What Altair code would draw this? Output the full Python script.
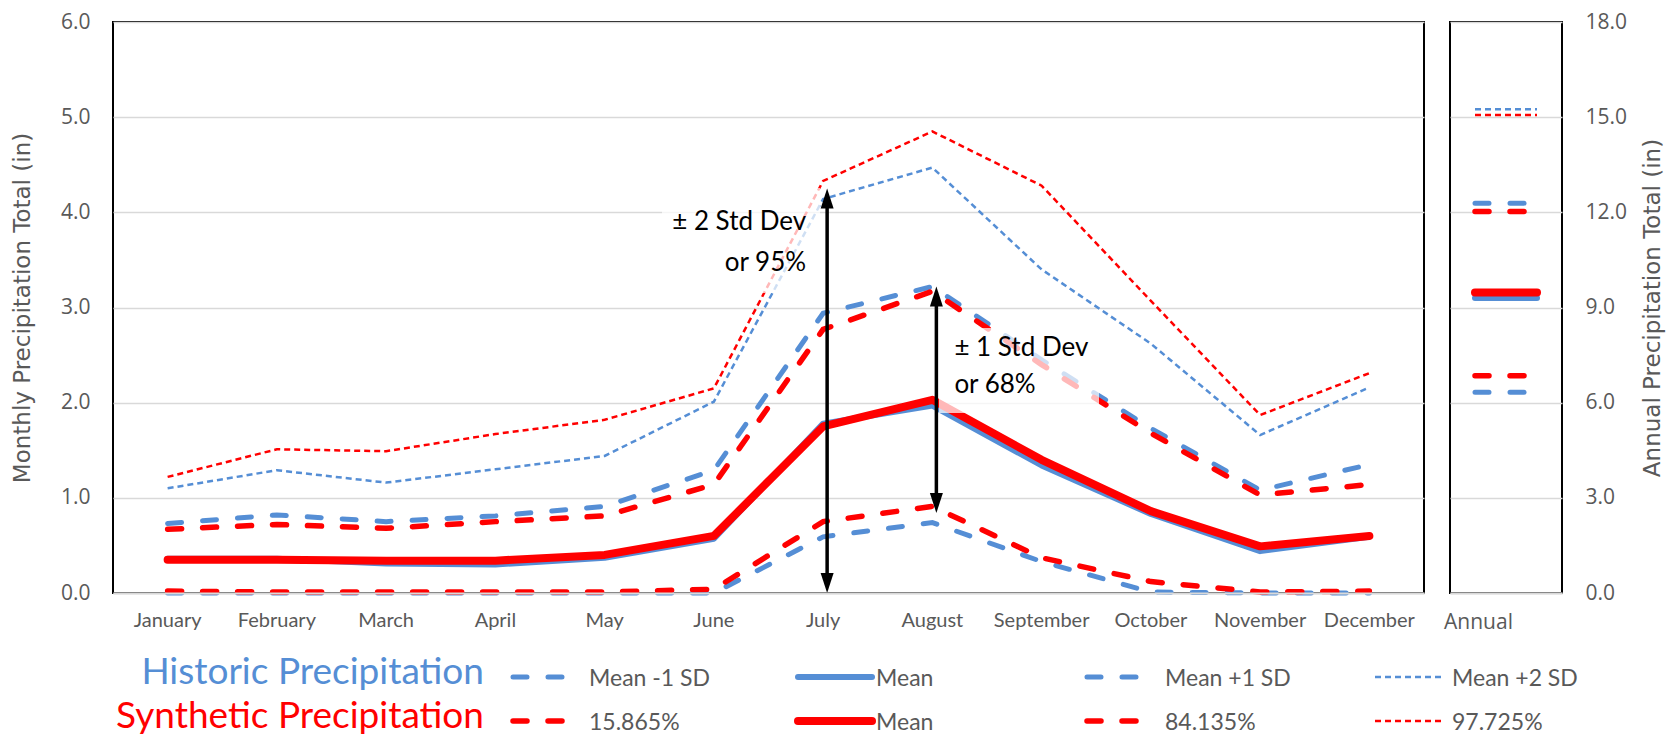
import altair as alt
import pandas as pd

# ---------------- data ----------------
months = ["January", "February", "March", "April", "May", "June", "July",
          "August", "September", "October", "November", "December"]

hist_minus1 = [0.00, 0.00, 0.00, 0.00, 0.00, 0.00, 0.59, 0.74, 0.33, 0.01, 0.00, 0.00]
hist_mean = [0.36, 0.36, 0.31, 0.30, 0.37, 0.57, 1.78, 1.97, 1.34, 0.83, 0.44, 0.59]
hist_plus1 = [0.73, 0.82, 0.75, 0.81, 0.91, 1.29, 2.94, 3.22, 2.45, 1.73, 1.08, 1.35]
hist_plus2 = [1.10, 1.29, 1.16, 1.30, 1.44, 2.01, 4.14, 4.47, 3.40, 2.62, 1.66, 2.16]

synth_p15865 = [0.02, 0.01, 0.01, 0.01, 0.01, 0.04, 0.75, 0.91, 0.37, 0.12, 0.01, 0.02]
synth_mean = [0.35, 0.35, 0.34, 0.34, 0.40, 0.60, 1.75, 2.03, 1.40, 0.86, 0.49, 0.60]
synth_p84135 = [0.67, 0.72, 0.68, 0.75, 0.81, 1.14, 2.77, 3.17, 2.40, 1.68, 1.03, 1.14]
synth_p97725 = [1.22, 1.51, 1.49, 1.67, 1.82, 2.15, 4.33, 4.85, 4.28, 3.07, 1.87, 2.31]

# annual totals, order: -1SD / mean / +1SD / +2SD
annual_hist = [6.33, 9.30, 12.29, 15.25]
annual_synth = [6.85, 9.47, 12.03, 15.07]
annual_category = ["Annual"]

legend_groups = ["Historic Precipitation", "Synthetic Precipitation"]
hist_labels = ["Mean -1 SD", "Mean", "Mean +1 SD", "Mean +2 SD"]
synth_labels = ["15.865%", "Mean", "84.135%", "97.725%"]

arrow_months = ["July", "August"]
arrow_low = [0.0, 0.84]
arrow_high = [4.25, 3.22]

note1_lines = ["± 2 Std Dev", "or 95%"]
note1_values = [3.90, 3.47]
note2_lines = ["± 1 Std Dev", "or 68%"]
note2_values = [2.57, 2.19]

# ---------------- styles ----------------
BLUE = "#558ED5"
RED = "#FF0000"
GREY = "#595959"
GRID = "#D9D9D9"
CAL = "Lato"
SEG = "Open Sans"
TITLE_FONT = "DejaVu Sans"

DASH = [14, 21]
DOT = [6, 4]


def kind_style(kind, color):
    if kind == 1:
        return dict(strokeWidth=8 if color == RED else 6, strokeCap="round", strokeJoin="round")
    if kind == 3:
        return dict(strokeWidth=2.5, strokeDash=DOT, strokeCap="butt")
    return dict(strokeWidth=5.5 if color == RED else 5, strokeDash=DASH, strokeCap="round")


one = pd.DataFrame({"k": [0]})

# ---------------- monthly panel ----------------
x_enc = alt.X(
    "month:N", sort=months, scale=alt.Scale(domain=months),
    axis=alt.Axis(title=None, labelAngle=0, labelFont=CAL, labelFontSize=20,
                  labelColor=GREY, labelPadding=17, ticks=False, domainColor=GRID,
                  domainWidth=2, grid=False, zindex=1),
)
y_enc = alt.Y(
    "value:Q", scale=alt.Scale(domain=[0, 6], nice=False),
    axis=alt.Axis(values=[0, 1, 2, 3, 4, 5, 6], format=".1f", grid=True, gridColor=GRID,
                  gridWidth=1.5, domain=False, ticks=False, labelFont=SEG, labelFontSize=21,
                  labelColor=GREY, labelPadding=23, title="Monthly Precipitation Total (in)",
                  titleFont=TITLE_FONT, titleFontSize=23, titleColor=GREY,
                  titleFontWeight="normal", titlePadding=26),
)


def month_df(vals):
    return pd.DataFrame({"month": months, "value": vals})


series_order = [
    (hist_plus2, BLUE, 3), (synth_p97725, RED, 3),
    (hist_plus1, BLUE, 2), (synth_p84135, RED, 2),
    (hist_minus1, BLUE, 0), (synth_p15865, RED, 0),
    (hist_mean, BLUE, 1), (synth_mean, RED, 1),
]

layers = []
for vals, color, kind in series_order:
    layers.append(
        alt.Chart(month_df(vals)).mark_line(color=color, **kind_style(kind, color))
        .encode(x=x_enc, y=y_enc)
    )

# semi-transparent boxes behind annotation text (pixel layout inside the plot)
layers.append(alt.Chart(one).mark_rect(fill="white", fillOpacity=0.72).encode(
    x=alt.value(549), x2=alt.value(707), y=alt.value(166), y2=alt.value(271)))
layers.append(alt.Chart(one).mark_rect(fill="white", fillOpacity=0.72).encode(
    x=alt.value(826), x2=alt.value(986), y=alt.value(306), y2=alt.value(391)))

note1 = pd.DataFrame({"month": ["July"] * 2, "value": note1_values, "text": note1_lines})
note2 = pd.DataFrame({"month": ["August"] * 2, "value": note2_values, "text": note2_lines})
layers.append(alt.Chart(note1).mark_text(font=CAL, fontSize=26, color="black", align="right",
                                         baseline="middle", dx=-17)
              .encode(x=x_enc, y=y_enc, text="text:N"))
layers.append(alt.Chart(note2).mark_text(font=CAL, fontSize=26, color="black", align="left",
                                         baseline="middle", dx=22)
              .encode(x=x_enc, y=y_enc, text="text:N"))

arrow_rule = pd.DataFrame({"month": arrow_months, "value": arrow_high, "low": arrow_low})
arrow_top = pd.DataFrame({"month": arrow_months, "value": arrow_high})
arrow_bot = pd.DataFrame({"month": arrow_months, "value": arrow_low})
UP = "M0,0 L0.65,2 L-0.65,2 Z"
DOWN = "M0,0 L0.65,-2 L-0.65,-2 Z"
layers.append(alt.Chart(arrow_rule).mark_rule(color="black", strokeWidth=3.5, xOffset=4,
                                              yOffset=14, y2Offset=-14)
              .encode(x=x_enc, y=y_enc, y2=alt.Y2("low:Q")))
layers.append(alt.Chart(arrow_top).mark_point(shape=UP, size=400, filled=True, color="black",
                                              opacity=1, strokeWidth=0, xOffset=4)
              .encode(x=x_enc, y=y_enc))
layers.append(alt.Chart(arrow_bot).mark_point(shape=DOWN, size=400, filled=True, color="black",
                                              opacity=1, strokeWidth=0, xOffset=4)
              .encode(x=x_enc, y=y_enc))

# ---------------- custom legend below the plot (pixel layout) ----------------
row_y = [655, 699]
row_color = [BLUE, RED]
row_labels = [hist_labels, synth_labels]
sym_x = [(400, 456), (685, 759), (974, 1029), (1262, 1330)]
label_x = [476, 763, 1052, 1339]

for r in range(2):
    layers.append(
        alt.Chart(pd.DataFrame({"t": [legend_groups[r]]}))
        .mark_text(font=CAL, fontSize=37, color=row_color[r], align="right",
                   baseline="alphabetic", dy=7)
        .encode(x=alt.value(371), y=alt.value(row_y[r]), text="t:N")
    )
    for k in range(4):
        layers.append(
            alt.Chart(one).mark_rule(color=row_color[r], **kind_style(k, row_color[r]))
            .encode(x=alt.value(sym_x[k][0]), x2=alt.value(sym_x[k][1]),
                    y=alt.value(row_y[r]), y2=alt.value(row_y[r]))
        )
        layers.append(
            alt.Chart(pd.DataFrame({"t": [row_labels[r][k]]}))
            .mark_text(font=CAL, fontSize=23, color=GREY, align="left",
                       baseline="alphabetic", dy=9)
            .encode(x=alt.value(label_x[k]), y=alt.value(row_y[r]), text="t:N")
        )

monthly = alt.layer(*layers).properties(
    width=1311, height=571,
    view=alt.ViewBackground(stroke="black", strokeWidth=2),
)

# ---------------- annual panel ----------------
ay_enc = alt.Y(
    "value:Q", scale=alt.Scale(domain=[0, 18], nice=False),
    axis=alt.Axis(orient="right", values=[0, 3, 6, 9, 12, 15, 18], format=".1f", grid=True,
                  gridColor=GRID, gridWidth=1.5, domain=False, ticks=False, labelFont=SEG,
                  labelFontSize=21, labelColor=GREY, labelPadding=23,
                  title="Annual Precipitation Total (in)", titleFont=TITLE_FONT,
                  titleFontSize=23, titleColor=GREY, titleFontWeight="normal",
                  titleAngle=270, titleBaseline="top", titlePadding=15),
)

alayers = [
    alt.Chart(pd.DataFrame({"cat": annual_category, "value": [0.0]})).mark_point(opacity=0)
    .encode(
        x=alt.X("cat:N", scale=alt.Scale(domain=annual_category),
                axis=alt.Axis(title=None, labelAngle=0, labelFont=SEG, labelFontSize=21,
                              labelColor=GREY, labelPadding=18, labelOffset=-28, ticks=False,
                              domainColor=GRID, domainWidth=2, zindex=1)),
        y=ay_enc,
    )
]
for kind in [3, 2, 0, 1]:
    for vals, color in [(annual_hist, BLUE), (annual_synth, RED)]:
        alayers.append(
            alt.Chart(pd.DataFrame({"value": [vals[kind]]}))
            .mark_rule(color=color, **kind_style(kind, color))
            .encode(x=alt.value(25), x2=alt.value(87), y=ay_enc)
        )

annual = alt.layer(*alayers).properties(
    width=112, height=571,
    view=alt.ViewBackground(stroke="black", strokeWidth=2),
)

chart = alt.hconcat(monthly, annual, spacing=26, bounds="flush").properties(
    padding={"left": 2, "top": 2, "right": 5, "bottom": 0},
    background="white",
)

chart.save("out.html", embed_options={"renderer": "svg", "actions": False})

****

• **TASK BRIEF**
Would you reproduce the lines above, from the very first through the line containing "2.62, 1.66, 2.16]", exactly and without the pictures?

• **TASK ANSWER**
What Altair code would draw this? Output the full Python script.
import altair as alt
import pandas as pd

# ---------------- data ----------------
months = ["January", "February", "March", "April", "May", "June", "July",
          "August", "September", "October", "November", "December"]

hist_minus1 = [0.00, 0.00, 0.00, 0.00, 0.00, 0.00, 0.59, 0.74, 0.33, 0.01, 0.00, 0.00]
hist_mean = [0.36, 0.36, 0.31, 0.30, 0.37, 0.57, 1.78, 1.97, 1.34, 0.83, 0.44, 0.59]
hist_plus1 = [0.73, 0.82, 0.75, 0.81, 0.91, 1.29, 2.94, 3.22, 2.45, 1.73, 1.08, 1.35]
hist_plus2 = [1.10, 1.29, 1.16, 1.30, 1.44, 2.01, 4.14, 4.47, 3.40, 2.62, 1.66, 2.16]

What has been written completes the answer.